Readers are told breathlessly that this is a ‘watershed moment’ for the UK and the time for action is now. Which is all well and good — until we get into the murky details of what this actually entails. The two authors suggest that the only way to prevent extremists from ‘mockingly steering’ around the current legal framework is by setting:

A high legal bar based on: intent, evidence of serious or persistent behaviour, promoting a supremacist ideology, and activity that creates a climate conducive to terrorism, hate crime and violence contrary to the Human Rights Act [emphasis mine]
- Sara Khan & Sir Mark Rowley, The Times

There is no further detail as to what ‘intent’ or ‘creating a climate conducive to terrorism and hate crime ’ actually means. Nebulous terms like these are notoriously difficult to prove, and as the example of Big Tech has shown this year, once you start down this road, it tends to accelerate quickly.

But the emphasis on hate crimes (mentioned four times in the editorial) should serve as a cautionary tale for implementing any new measures. When the Guardian reported that hate crimes had risen year-on-year for five years, it vindicated activists and politicians who argued that post-Brexit Britain was a racist, bigoted country.
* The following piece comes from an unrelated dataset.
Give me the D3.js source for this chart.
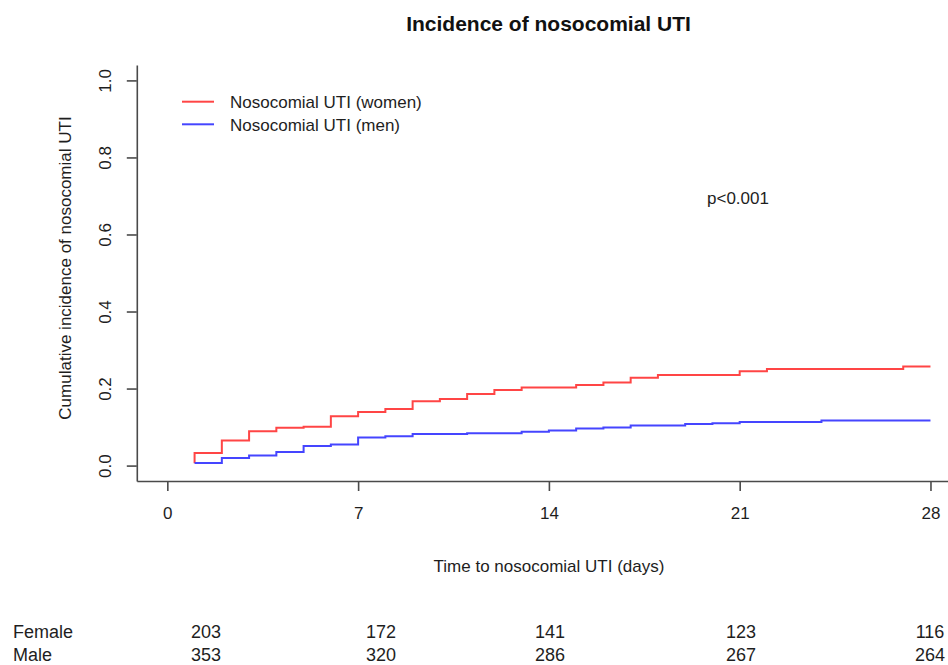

And yet, a closer inspection of the statistics revealed something quite different: that this was true only insofar as the number of recorded hate crimes rose. The Home Office itself wrote that the rise in hate crimes were mainly driven by ‘improvements in crime recording by the police,’ making it difficult to separate whether there has been a rise in actual incidents of hate crime versus reports. 
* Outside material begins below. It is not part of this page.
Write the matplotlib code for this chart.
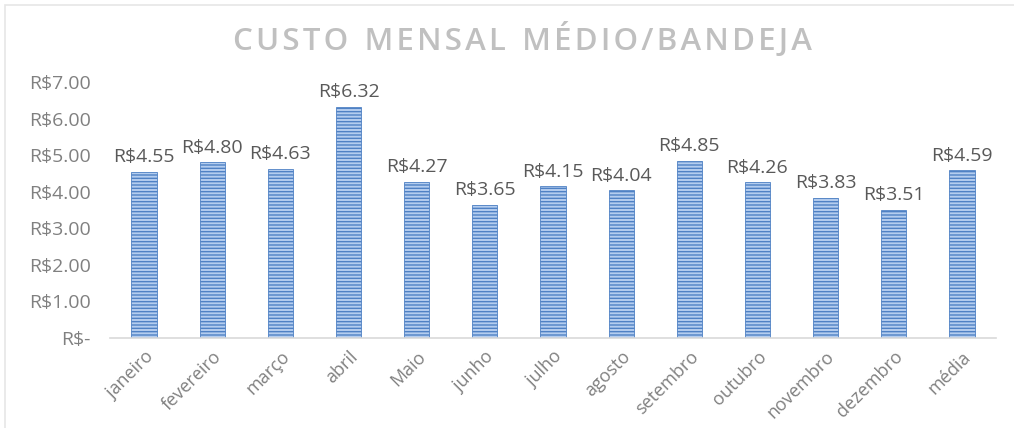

Instead, what has arisen out of this spate of hate crimes are a series of embarrassing mishaps for the police. Just this week, Merseyside Police apologised for a billboard reading “BEING OFFENSIVE IS AN OFFENCE”, which, as Dan Hitchens notes in a Post earlier this week, follows on from the Government’s national hate crime awareness campaign:“IT’S NOT JUST OFFENSIVE. IT’S AN OFFENCE.” Similarly, a couple of years before, Harry Miller was told by Humberside Police that he was responsible for a “hate incident” after a poem about trans people was deemed an offence.

These are two examples of many, and while the police are partially at fault, it is also indicative of the increasingly difficult nature of their remit. Creating and adding a ‘terrorist-adjacent’ category into the legal framework will only serve to make their jobs harder.


is UnHerd’s Newsroom editor.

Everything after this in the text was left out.